Barley (hordeum vulgare) belongs to the grass family (gramineae). It is found, above all, in moderate climates, but it has spread further north and south than rye, for example, and thrives both in the sub-tropics and on high ground. There are two distinctly different forms of barley – two-rowed with large grains and the multi-rowed with 4–6 rows of mostly smaller grains. Many types of barley have a short stalk length and overhanging ears and the covering glumes have very long beards. The beards are equipped with barbs. They serve the purpose of natural dissemination by getting caught in the coats of animals as they roam past and are carried further in this way.
None of the well-known cereal types such as wheat, rye, barley and oats actually originates from Central Europe. This means these cereals did not belong here until after human beings began cultivating fields.
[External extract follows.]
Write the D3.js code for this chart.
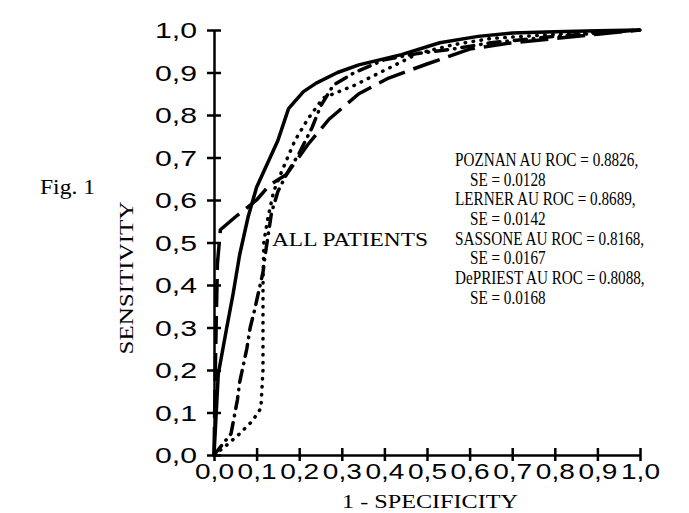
<!DOCTYPE html>
<html>
<head>
<meta charset="utf-8">
<script src="https://cdn.jsdelivr.net/npm/d3@7"></script>
<style>
  body { margin: 0; background: #fff; }
  .serif { font-family: "Liberation Serif", "Times New Roman", serif; fill: #000; }
  .axis text { font-family: "Liberation Sans", Arial, sans-serif; font-size: 22px; fill: #000; }
</style>
</head>
<body>
<div id="container"></div>
<script>
/* DATA */
const names = ["POZNAN", "LERNER", "SASSONE", "DePRIEST"];
const aucValues = ["0.8826", "0.8689", "0.8168", "0.8088"];
const seValues = ["0.0128", "0.0142", "0.0167", "0.0168"];
const tickValues = [0, 0.1, 0.2, 0.3, 0.4, 0.5, 0.6, 0.7, 0.8, 0.9, 1.0];

// [1 - specificity, sensitivity]
const poznan = [[0,0],[0.01,0.19],[0.03,0.3],[0.045,0.38],[0.06,0.47],[0.08,0.56],[0.1,0.63],
  [0.15,0.74],[0.175,0.815],[0.21,0.855],[0.24,0.875],[0.29,0.9],[0.34,0.918],[0.44,0.942],
  [0.53,0.97],[0.62,0.985],[0.7,0.993],[0.8,0.996],[0.9,0.998],[1,1]];
const lerner = [[0,0],[0.004,0.25],[0.008,0.45],[0.015,0.53],[0.05,0.56],[0.1,0.6],[0.13,0.635],
  [0.17,0.66],[0.22,0.73],[0.27,0.79],[0.34,0.85],[0.41,0.887],[0.5,0.92],[0.6,0.955],
  [0.7,0.97],[0.8,0.98],[0.9,0.99],[1,1]];
const sassone = [[0,0],[0.026,0.02],[0.06,0.05],[0.09,0.08],[0.11,0.11],[0.115,0.2],[0.115,0.4],
  [0.117,0.5],[0.125,0.55],[0.14,0.62],[0.16,0.67],[0.19,0.74],[0.22,0.79],[0.256,0.84],
  [0.33,0.87],[0.4,0.905],[0.48,0.945],[0.56,0.965],[0.65,0.98],[0.8,0.99],[1,1]];
const depriest = [[0,0],[0.04,0.05],[0.055,0.13],[0.06,0.17],[0.077,0.25],[0.085,0.3],[0.095,0.34],
  [0.115,0.43],[0.12,0.47],[0.135,0.57],[0.15,0.62],[0.17,0.66],[0.2,0.71],[0.23,0.77],
  [0.25,0.82],[0.28,0.87],[0.33,0.9],[0.4,0.93],[0.48,0.945],[0.56,0.955],[0.65,0.97],
  [0.8,0.985],[1,1]];

const width = 689, height = 513;

const svg = d3.select("#container")
  .append("svg")
  .attr("width", width)
  .attr("height", height);

// SCALES
const x = d3.scaleLinear().domain([0, 1]).range([214, 640]);
const y = d3.scaleLinear().domain([0, 1]).range([455, 30]);

const fmt = d => d3.format(".1f")(d).replace(".", ",");

// Y AXIS
const yAxis = svg.append("g")
  .attr("class", "axis")
  .attr("transform", `translate(${x(0)},0)`)
  .call(d3.axisLeft(y).tickValues(tickValues).tickFormat(fmt).tickSizeOuter(0));
yAxis.select(".domain").attr("stroke", "#000").attr("stroke-width", 2.5);
yAxis.selectAll(".tick line").attr("x1", -7).attr("x2", 7).attr("stroke-width", 2.5);
yAxis.selectAll(".tick text")
  .attr("x", -17)
  .attr("dy", "0.36em")
  .attr("text-anchor", "end")
  .attr("textLength", 42)
  .attr("lengthAdjust", "spacingAndGlyphs");

// X AXIS
const xAxis = svg.append("g")
  .attr("class", "axis")
  .attr("transform", `translate(0,${y(0)})`)
  .call(d3.axisBottom(x).tickValues(tickValues).tickFormat(fmt).tickSizeOuter(0));
xAxis.select(".domain").attr("stroke", "#000").attr("stroke-width", 2.5);
xAxis.selectAll(".tick line").attr("y1", -7).attr("y2", 6).attr("stroke-width", 2.5);
xAxis.selectAll(".tick text")
  .attr("y", 8)
  .attr("dy", "0.71em")
  .attr("textLength", 39)
  .attr("lengthAdjust", "spacingAndGlyphs");

// CURVES
const line = d3.line().x(d => x(d[0])).y(d => y(d[1]));

const curves = [
  { data: lerner, dash: "28,9", cap: "butt" },
  { data: depriest, dash: "12,7,0.5,7", cap: "round" },
  { data: sassone, dash: "0.5,7.5", cap: "round" },
  { data: poznan, dash: null, cap: "round" }
];

svg.selectAll("path.roc")
  .data(curves)
  .join("path")
  .attr("class", "roc")
  .attr("d", d => line(d.data))
  .attr("fill", "none")
  .attr("stroke", "#000")
  .attr("stroke-width", 3.5)
  .attr("stroke-linejoin", "round")
  .attr("stroke-linecap", d => d.cap)
  .attr("stroke-dasharray", d => d.dash);

// TEXTS
svg.append("text")
  .attr("class", "serif")
  .attr("x", 40).attr("y", 194)
  .attr("font-size", 20)
  .attr("textLength", 55)
  .attr("lengthAdjust", "spacingAndGlyphs")
  .text("Fig. 1");

svg.append("text")
  .attr("class", "serif")
  .attr("transform", "translate(133,278) rotate(-90)")
  .attr("text-anchor", "middle")
  .attr("font-size", 19)
  .attr("textLength", 153)
  .attr("lengthAdjust", "spacingAndGlyphs")
  .text("SENSITIVITY");

svg.append("text")
  .attr("class", "serif")
  .attr("x", 430).attr("y", 508)
  .attr("text-anchor", "middle")
  .attr("font-size", 19)
  .attr("textLength", 176)
  .attr("lengthAdjust", "spacingAndGlyphs")
  .text("1 - SPECIFICITY");

svg.append("text")
  .attr("class", "serif")
  .attr("x", 272).attr("y", 246)
  .attr("font-size", 19)
  .attr("textLength", 156)
  .attr("lengthAdjust", "spacingAndGlyphs")
  .text("ALL PATIENTS");

// LEGEND TEXT
const legendLines = [];
names.forEach((n, i) => {
  legendLines.push({ t: `${n} AU ROC = ${aucValues[i]},`, indent: 0 });
  legendLines.push({ t: `SE = ${seValues[i]}`, indent: 15 });
});

const legend = svg.append("g")
  .attr("transform", "translate(455,0) scale(0.8,1)");

legend.selectAll("text.legend")
  .data(legendLines)
  .join("text")
  .attr("class", "legend serif")
  .attr("x", d => d.indent / 0.8)
  .attr("y", (d, i) => 166 + i * 19.7)
  .attr("font-size", 19)
  .text(d => d.t);
</script>
</body>
</html>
However, it has been possible to prove that barley was indeed a field crop in the oldest Neolithic age along with emmer and one-grained wheat. Thus it seems to have been one of the first to have been subjected to cultivation. In North Germany barley was even the only crop in some places during this period. In the Middle Ages rye then became the main bread crop and barley, in general, only played a subordinate role. In climatically cooler regions, however, barley retained its great significance.
As well as carbohydrates, proteins, mineral substances and fibres, mature barley also contains approx. 1.8–2.3% fat. If this fat is extracted carefully from the barley, then it contains more tocotrienole (vitamin E) than every other oil.
Vitamin E is formed solely from plants. Vitamin E occurring in such a natural way consists of up to eight different compounds. These are called tocopheroles and tocotrienoles. Here the efficacy of the compounds varies. D-alpha-tocotrienole which occurs naturally has an anti-oxidative effect 50 times stronger than D-alpha-tocopherole.
Natural and synthetic vitamin E
Natural vitamin E has an extremely complex structure, which can never by copied exactly by the chemical synthesis methods.
The most important function which vitamin E takes over in the human body is protection of the unsaturated fatty acids from oxidation, i.e. from becoming “rancid”. If fatty acids are damaged, for example by oxidative processes, this can accelerate the ageing process of the cells. This protective function is also especially important for the sensitive cell membranes. For these contain a lot of unsaturated fatty acids and with damaged membranes they can no longer fulfil their tasks properly.